*** Stored data
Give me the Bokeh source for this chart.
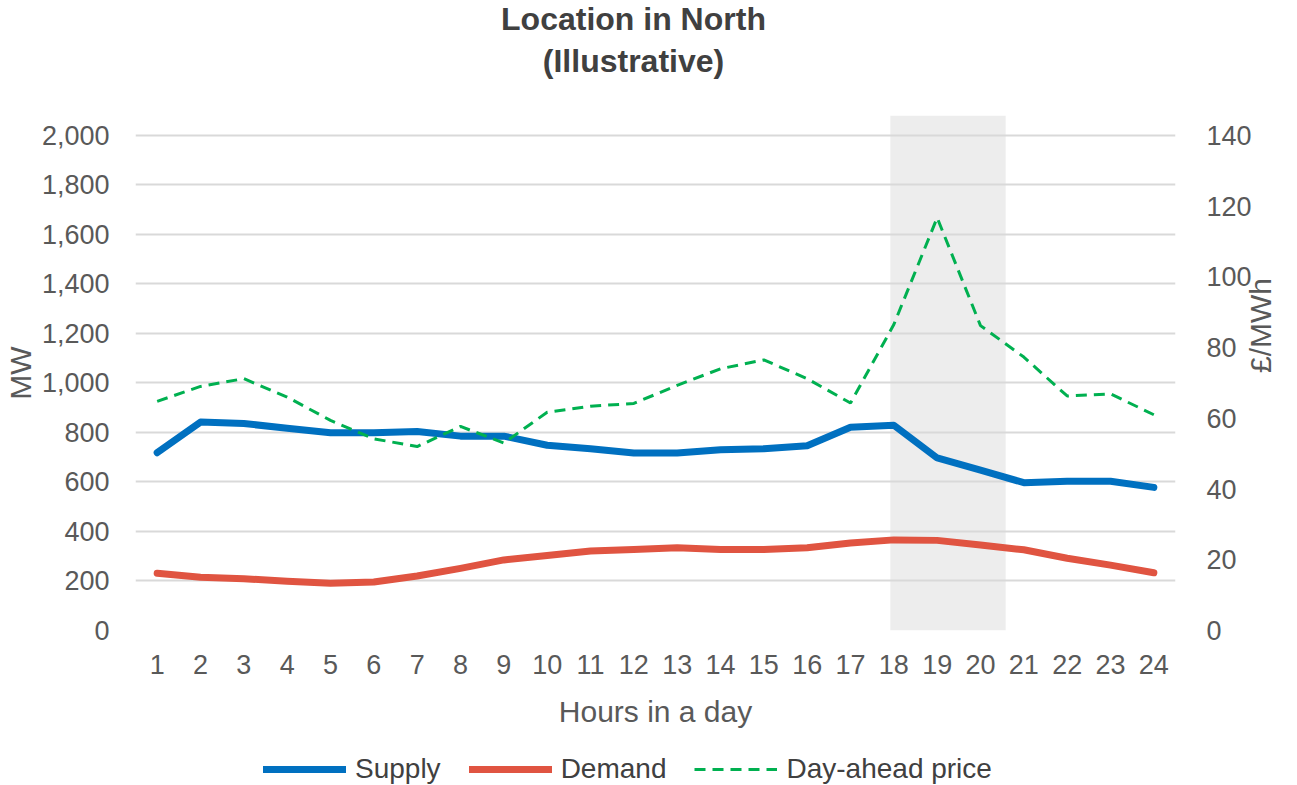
from bokeh.plotting import figure
from bokeh.layouts import column
from bokeh.models import (Range1d, LinearAxis, BoxAnnotation, Legend, LegendItem,
                          Label, FixedTicker, NumeralTickFormatter)
from bokeh.embed import file_html
from bokeh.resources import INLINE

# ---- data ----
hours = list(range(1, 25))
supply = [718, 842, 836, 817, 799, 799, 804, 785, 785, 748, 734, 717,
          717, 730, 734, 746, 821, 829, 697, 648, 597, 603, 603, 578]
demand = [231, 215, 209, 199, 191, 196, 220, 251, 285, 303, 321, 327,
          334, 327, 327, 334, 353, 366, 364, 345, 326, 292, 264, 233]
price = [64.8, 69.0, 71.2, 66.0, 59.4, 54.2, 52.0, 57.7, 53.0, 61.7, 63.4, 64.2,
         69.3, 74.0, 76.5, 71.2, 64.3, 86.5, 116.7, 86.2, 77.3, 66.3, 66.9, 61.0]
peak_window = (17.92, 20.58)
mw_ticks = list(range(0, 2001, 200))
price_ticks = list(range(0, 141, 20))
title_lines = ["Location in North", "(Illustrative)"]
series_names = ["Supply", "Demand", "Day-ahead price"]

FONT = "Liberation Sans"
TXT = "#595959"
COLORS = ["#0070C0", "#E05441", "#00B050"]


def blank_fig(h):
    f = figure(width=1297, height=h, x_axis_type=None, y_axis_type=None,
               output_backend="svg", toolbar_location=None, min_border=0)
    f.outline_line_color = None
    f.grid.visible = False
    f.background_fill_color = "white"
    f.border_fill_color = "white"
    return f


# ---- title strip (frame is aligned with the main chart's frame) ----
pt = blank_fig(115)
pt.x_range = Range1d(0, 1)
pt.y_range = Range1d(0, 1)
for txt, yy in zip(title_lines, [97, 55]):
    pt.add_layout(Label(x=498, y=yy, x_units="screen", y_units="screen", text=txt,
                        text_align="center", text_baseline="middle",
                        text_font=FONT, text_font_size="32px", text_font_style="bold",
                        text_color="#404040"))

# ---- main chart ----
p = figure(width=1297, height=620,
           x_range=Range1d(0.5, 24.5), y_range=Range1d(0, 2080),
           output_backend="svg", toolbar_location=None,
           min_border_left=135, min_border_right=122,
           min_border_top=0, min_border_bottom=105)
p.outline_line_color = None
p.background_fill_color = "white"
p.border_fill_color = "white"
p.extra_y_ranges = {"price": Range1d(0, 145.6)}

box = BoxAnnotation(left=peak_window[0], right=peak_window[1], bottom=0,
                    fill_color="#EDEDED", fill_alpha=1, line_color=None, level="image")
p.add_layout(box)

p.xgrid.visible = False
p.ygrid.grid_line_color = "#D9D9D9"
p.ygrid.grid_line_width = 2
p.ygrid.ticker = FixedTicker(ticks=mw_ticks)

xa = p.xaxis[0]
xa.ticker = FixedTicker(ticks=hours)
xa.axis_label = "Hours in a day"
ya = p.yaxis[0]
ya.ticker = FixedTicker(ticks=mw_ticks)
ya.formatter = NumeralTickFormatter(format="0,0")
ya.axis_label = "MW"
ra = LinearAxis(y_range_name="price", ticker=FixedTicker(ticks=price_ticks),
                axis_label="£/MWh")
p.add_layout(ra, "right")

for ax in [xa, ya, ra]:
    ax.axis_line_color = None
    ax.major_tick_line_color = None
    ax.minor_tick_line_color = None
    ax.major_label_text_font = FONT
    ax.major_label_text_font_size = "27px"
    ax.major_label_text_color = TXT
    ax.axis_label_text_font = FONT
    ax.axis_label_text_font_size = "30px"
    ax.axis_label_text_color = TXT
    ax.axis_label_text_font_style = "normal"

xa.major_label_standoff = 18
xa.axis_label_standoff = 18
ya.major_label_standoff = 20
ya.axis_label_standoff = 2
ra.major_label_standoff = 25
ra.axis_label_standoff = 6
if "axis_label_orientation" in ra.properties():
    ra.axis_label_orientation = 3.14159265 / 2

p.line(hours, supply, line_color=COLORS[0], line_width=7,
       line_cap="round", line_join="round")
p.line(hours, demand, line_color=COLORS[1], line_width=7,
       line_cap="round", line_join="round")
p.line(hours, price, y_range_name="price", line_color=COLORS[2],
       line_width=3, line_dash="11 7")

# ---- legend strip (frame aligned with the main chart's frame) ----
pl = blank_fig(50)
l1 = pl.line(hours, supply, line_color=COLORS[0], line_width=7, line_cap="round", visible=False)
l2 = pl.line(hours, demand, line_color=COLORS[1], line_width=7, line_cap="round", visible=False)
l3 = pl.line(hours, price, line_color=COLORS[2], line_width=3, line_dash="11 7", visible=False)
legend = Legend(items=[LegendItem(label=n, renderers=[r])
                       for n, r in zip(series_names, [l1, l2, l3])],
                orientation="horizontal", location=(128, 0),
                glyph_width=83, glyph_height=26, label_standoff=9, spacing=28,
                padding=0, margin=0, background_fill_alpha=0, border_line_alpha=0,
                inactive_fill_alpha=0,
                label_text_font=FONT, label_text_font_size="28px",
                label_text_color="#404040")
pl.add_layout(legend)

layout = column(pt, p, pl, spacing=0)
open("out.html", "w").write(file_html(layout, INLINE))
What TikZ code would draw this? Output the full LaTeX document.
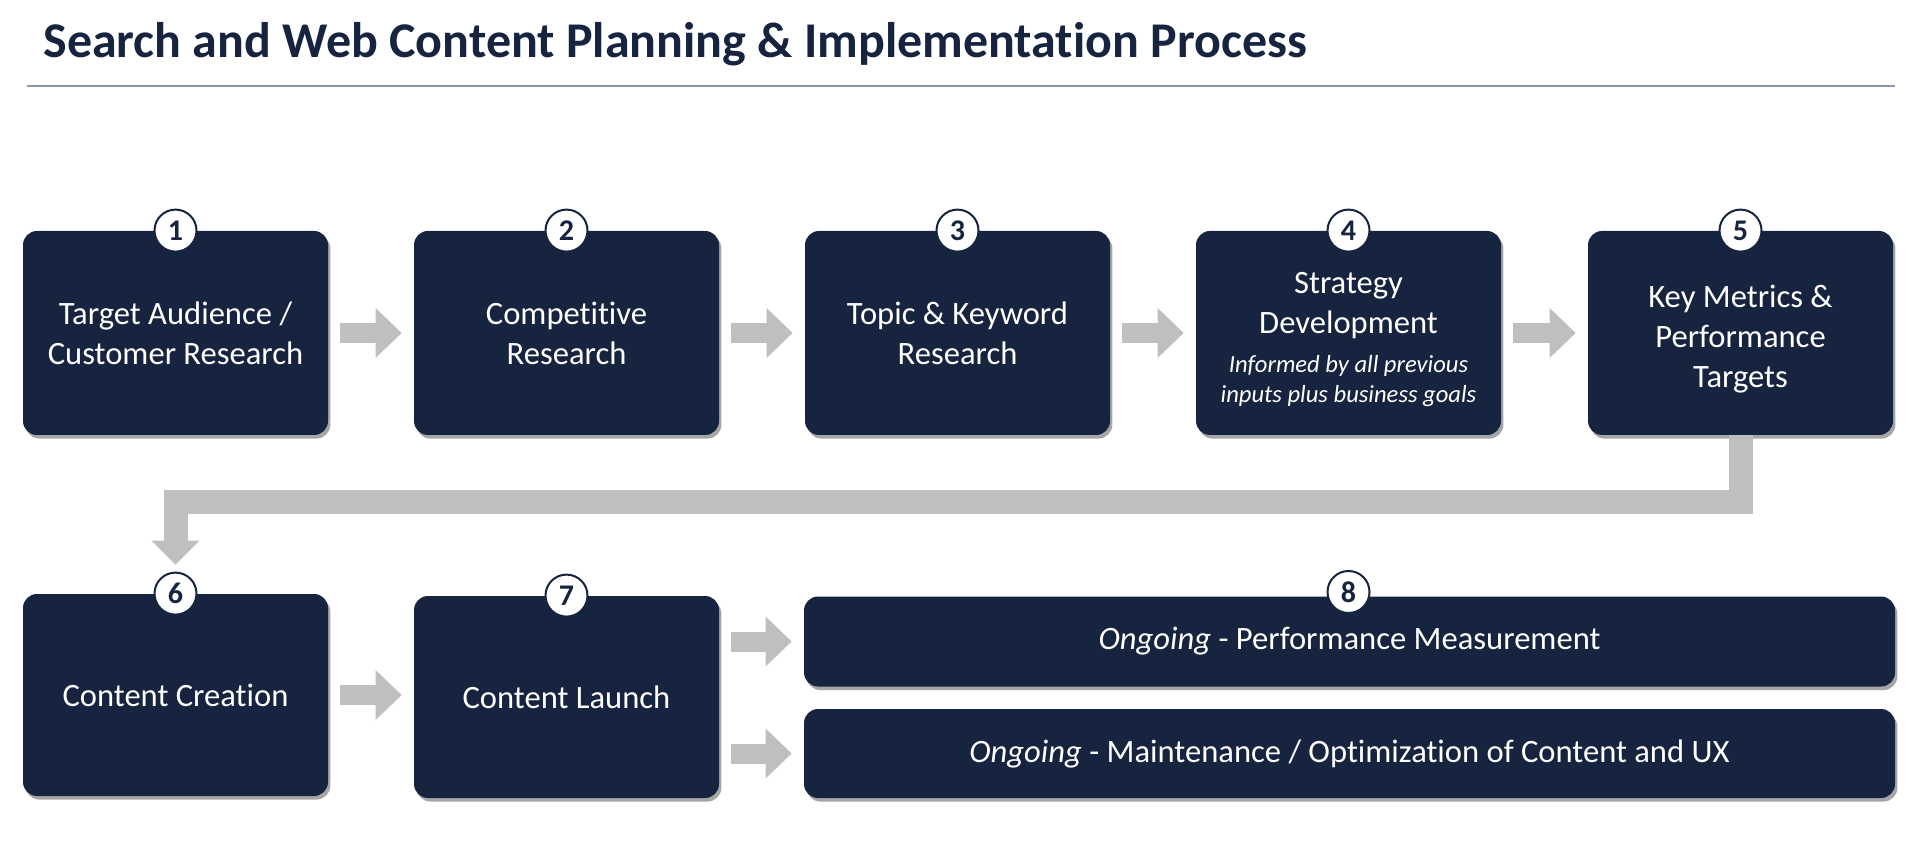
\documentclass[tikz,border=0pt]{standalone}
\usepackage{fontspec}
\setmainfont[Ligatures=NoCommon]{Carlito}
\usetikzlibrary{arrows.meta,shadows}
\definecolor{navy}{RGB}{22,36,64}
\definecolor{arrowgray}{RGB}{191,191,191}
\definecolor{rulecol}{RGB}{140,150,170}
\newcommand{\subit}[1]{{\fontsize{12.3}{14.7}\selectfont\itshape #1}}
\newcommand{\topstrut}{\rule{0pt}{17pt}}
\tikzset{
  box/.style={rectangle, rounded corners=7pt, fill=navy, text=white, align=center,
    inner sep=0pt, minimum width=152.5pt, minimum height=102pt,
    font=\fontsize{16.3}{20}\selectfont,
    drop shadow={shadow xshift=1.2pt, shadow yshift=-1.8pt, opacity=0.35, fill=black}},
  widebox/.style={box, minimum width=545.5pt, minimum height=45pt},
  num/.style={circle, draw=navy, line width=1pt, fill=white, text=navy,
    minimum size=21pt, inner sep=0pt, font=\bfseries\fontsize{15}{15}\selectfont},
  flow/.style={draw=arrowgray, line width=10pt,
    -{Triangle[length=13pt,width=25pt,line width=0pt]},
    shorten <=6pt, shorten >=6pt},
  bigflow/.style={draw=arrowgray, line width=12pt, line join=miter,
    -{Triangle[length=12pt,width=24pt,line width=0pt]}, shorten >=3.5pt},
}
\begin{document}
\begin{tikzpicture}[x=0.5pt,y=-0.5pt]
\useasboundingbox[fill=white] (0,0) rectangle (1920,865);
% title
\node[anchor=base west, inner sep=0pt, text=navy,
  font=\bfseries\fontsize{25}{30}\selectfont] (title) at (43,58)
  {Search and Web Content Planning \& Implementation Process};
\coordinate (rl) at (27,86);
\coordinate (rr) at (1895,86);
\draw[rulecol, line width=1pt] (rl) -- (rr);
% row 1
\node[box] (b1) at (175.5,333) {Target Audience /\\Customer Research};
\node[box] (b2) at (566.5,333) {Competitive\\Research};
\node[box] (b3) at (957.5,333) {Topic \& Keyword\\Research};
\node[box] (b4) at (1348.5,333) {\topstrut Strategy\\Development\\[-0.4pt]\subit{Informed by all previous}\\[-5.3pt]\subit{inputs plus business goals}};
\node[box] (b5) at (1740.5,333) {\topstrut Key Metrics \&\\Performance\\Targets};
% row 2
\node[box, minimum height=101pt] (b6) at (175.5,695) {Content Creation};
\node[box, minimum height=101pt] (b7) at (566.5,697) {Content Launch};
\node[widebox] (b8a) at (1349.5,641.5) {\textit{Ongoing} - Performance Measurement};
\node[widebox, minimum height=44.5pt] (b8b) at (1349.5,753.5) {\textit{Ongoing} - Maintenance / Optimization of Content and UX};
% numbers
\node[num] (c1) at (b1.north) {1};
\node[num] (c2) at (b2.north) {2};
\node[num] (c3) at (b3.north) {3};
\node[num] (c4) at (b4.north) {4};
\node[num] (c5) at (b5.north) {5};
\node[num] (c6) at (b6.north) {6};
\node[num] (c7) at (b7.north) {7};
\node[num] (c8) at (1348.5,592) {8};
% connectors
\draw[flow] (b1.east) -- (b2.west);
\draw[flow] (b2.east) -- (b3.west);
\draw[flow] (b3.east) -- (b4.west);
\draw[flow] (b4.east) -- (b5.west);
\draw[flow] (b6.east) -- (b6.east -| b7.west);
\draw[flow] (b7.east |- b8a.west) -- (b8a.west);
\draw[flow] (b7.east |- b8b.west) -- (b8b.west);
\draw[bigflow] (b5.south) -- ++(0,67) -| (c6.north);
\end{tikzpicture}
\end{document}
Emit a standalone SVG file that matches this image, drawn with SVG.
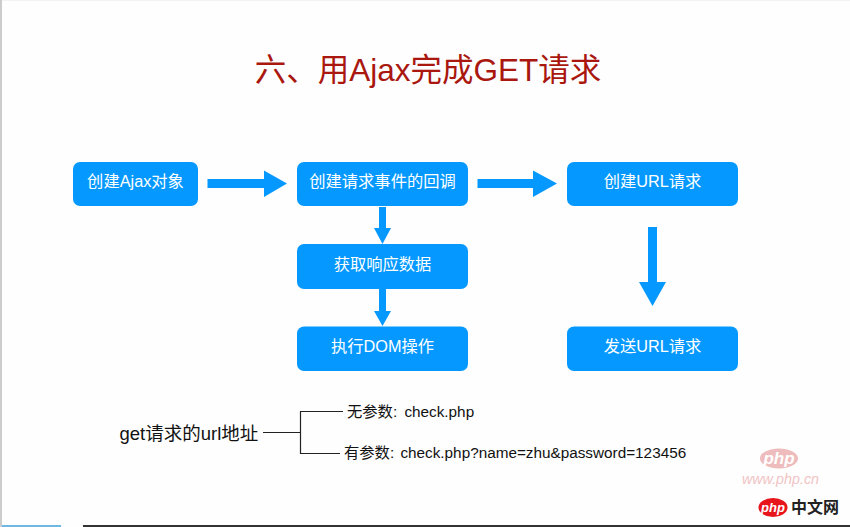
<svg xmlns="http://www.w3.org/2000/svg" width="850" height="527" viewBox="0 0 850 527">
  <style>
    text { font-family: "Liberation Sans", "Noto Sans CJK SC", sans-serif; }
    .box { fill: #0599ff; }
    .label { fill: #ffffff; font-size: 16.300px; text-anchor: middle; }
    .arrow { fill: #0599ff; }
    .tree { fill: none; stroke: #222222; stroke-width: 1.2; }
    .note { fill: #111111; font-size: 15.300px; }
  </style>

  <rect width="850" height="527" fill="#fefefe"/>
  <rect x="0" y="0" width="850" height="1" fill="#f3f3f3"/>
  <rect x="0" y="0" width="2" height="527" fill="#cccccc"/>
  <rect x="2" y="525" width="59" height="2" fill="#6bb9e4"/>
  <rect x="83" y="525" width="767" height="2" fill="#333333"/>

  <text id="title" x="428" y="81" font-size="31.500" fill="#a9170f" text-anchor="middle">六、用Ajax完成GET请求</text>

  <g id="connectors">
    <polygon class="arrow" points="207.500,179 264,179 264,170.500 287,183.500 264,197 264,188 207.500,188"/>
    <polygon class="arrow" points="477.500,179 533,179 533,170.500 557,183.500 533,197 533,188 477.500,188"/>
    <polygon class="arrow" points="379,207 386,207 386,228 391,228 382.500,244 374,228 379,228"/>
    <polygon class="arrow" points="379,289 386,289 386,311 391,311 382.500,326 374,311 379,311"/>
    <polygon class="arrow" points="648,227 657,227 657,282 666,282 652.500,306 639,282 648,282"/>
    <path class="tree" d="M263 432.500H300.500M343 411.500H300.500V453.500H340"/>
  </g>

  <g id="node-create-ajax">
    <rect class="box" x="73" y="162" width="125" height="44" rx="7"/>
    <text class="label" x="135.500" y="187">创建Ajax对象</text>
  </g>
  <g id="node-callback">
    <rect class="box" x="297" y="162" width="171" height="44" rx="7"/>
    <text class="label" x="382.500" y="187">创建请求事件的回调</text>
  </g>
  <g id="node-response">
    <rect class="box" x="297" y="244" width="171" height="45" rx="7"/>
    <text class="label" x="382.500" y="270">获取响应数据</text>
  </g>
  <g id="node-dom">
    <rect class="box" x="297" y="326.500" width="171" height="44.500" rx="7"/>
    <text class="label" x="382.500" y="352">执行DOM操作</text>
  </g>
  <g id="node-create-url">
    <rect class="box" x="567" y="162" width="171" height="44" rx="7"/>
    <text class="label" x="652.500" y="187">创建URL请求</text>
  </g>
  <g id="node-send-url">
    <rect class="box" x="567" y="326.500" width="171" height="44.500" rx="7"/>
    <text class="label" x="652.500" y="352">发送URL请求</text>
  </g>

  <g id="node-url-root">
    <text x="119.500" y="440" font-size="18.500" fill="#111111">get请求的url地址</text>
  </g>
  <g id="node-no-params">
    <text class="note" x="347" y="417">无参数: <tspan dx="3">check.php</tspan></text>
  </g>
  <g id="node-with-params">
    <text class="note" x="344" y="458">有参数: <tspan dx="2">check.php?name=zhu&amp;password=123456</tspan></text>
  </g>

  <g id="site-mark">
    <ellipse cx="779" cy="458.500" rx="19" ry="10" fill="#eebcbc"/>
    <text x="779" y="464" font-size="17" font-weight="bold" font-style="italic" fill="#ffffff" text-anchor="middle">php</text>
    <text x="780.500" y="484" font-size="14.300" font-style="italic" fill="#f0c4c4" text-anchor="middle">www.php.cn</text>
    <ellipse cx="773" cy="507.500" rx="14.500" ry="9.500" fill="#e8141c"/>
    <text x="773" y="512" font-size="13" font-weight="bold" font-style="italic" fill="#ffffff" text-anchor="middle">php</text>
    <text x="791" y="513" font-size="16" font-weight="bold" fill="#222222">中文网</text>
  </g>
</svg>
******
What is asked ▸ Copy exactly the lines from the first line of the records above through the line with "from bokeh.resources import INLINE", both included, and nothing else. Pictures stay out.

Problem solution ▸
Give me the Bokeh source for this chart.
from bokeh.plotting import figure
from bokeh.layouts import column
from bokeh.models import (Range1d, LinearAxis, BoxAnnotation, Legend, LegendItem,
                          Label, FixedTicker, NumeralTickFormatter)
from bokeh.embed import file_html
from bokeh.resources import INLINE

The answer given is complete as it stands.